How does this play into my discussion around Adam Copeland, though? Well, the answer is simple, and his name is Christian Cage. Anyone familiar with Jack Perry’s work in AEW knows all about his history with Christian and how he turned on the younger man. Now that Perry himself is a heel, there’s a new layer of potential to tap into with that story. After all, if Jack Perry does come back into AEW aligned with the EVPs, Adam Copeland is going to need to find some friends.

Who better than one of his oldest, who’s already proved he’ll do whatever it takes to succeed? It’s often discussed how we could possibly see Copeland and Cage get to a point now in AEW where a reunion is even possible, and I think this storyline is the missing piece. The enemy of my enemy is my friend, as they say.

One last thing about Jack Perry as well. I’m not here to discuss whatever his intentions were at the time, but I do believe whatever he was looking to achieve has accidentally created an incredible piece of the story, if this is the direction they’re going. By fostering the situation that led to CM Punk’s release from AEW, he accidentally achieved the now primary goal of the Young Bucks – drive out the old veterans who have come from other places. It could be an absolutely ingenious tie-in – all it would take would be a simple line of “he’s been embracing our vision since before it even took shape!”.

Even with all that discussed, I still think there’s even more evidence that points to this being the story at play. Of course, a lot of my talking points here boil down to me believing that this is AEW taking a shot at producing some long-term storytelling for All In London this year, but there’s a handful of PPV’s before that, and one of them has an interesting match that will have implications in this.

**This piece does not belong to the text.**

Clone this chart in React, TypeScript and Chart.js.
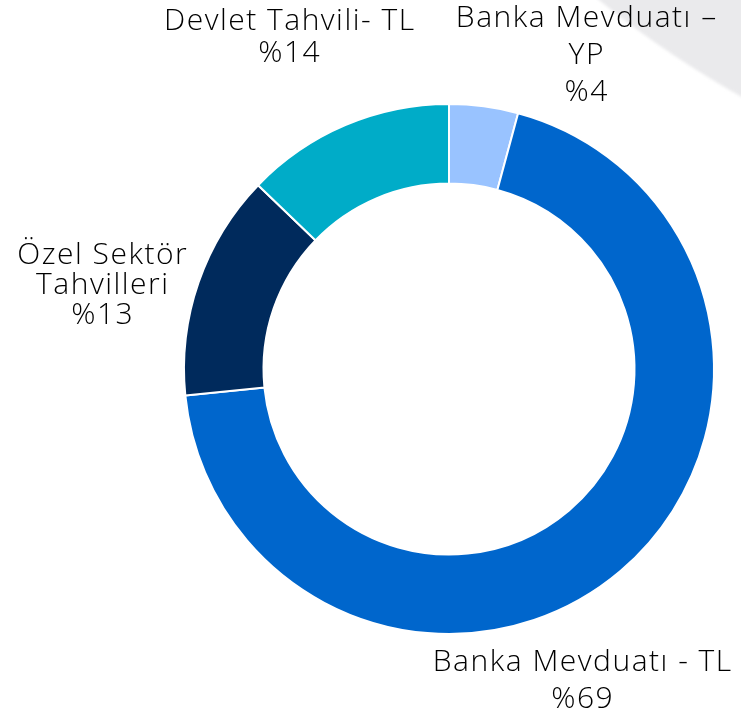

At Dynasty, the Young Bucks will come face to face once again with FTR for the AEW tag belts. Of course, this match itself has a lot of history, and the two teams have been intertwined for years now. However, I think there’s two things people aren’t considering, which are the most relevant to whatever story is at play here: FTR are very well known friends of Adam Copeland, and the last time this matchup happened was in fact at All In. The former point could see some six man tag teams happening over summer as part of the build (eight-man and ten-man tags when we take stock of all the moving pieces surrounding this story, but that’s a discussion for another day). The latter is just another interesting note in how this all ties together.

Of course, this is all speculation on my part, but when you look at the moving pieces and all the evidence that is there, I just find it hard to ignore that this could be the play that AEW is making. I’m sure we’ll know more after Dynamite airs, and this will either age incredibly well, or it’ll just be a couple of fun theories I wrote about. Only time will tell.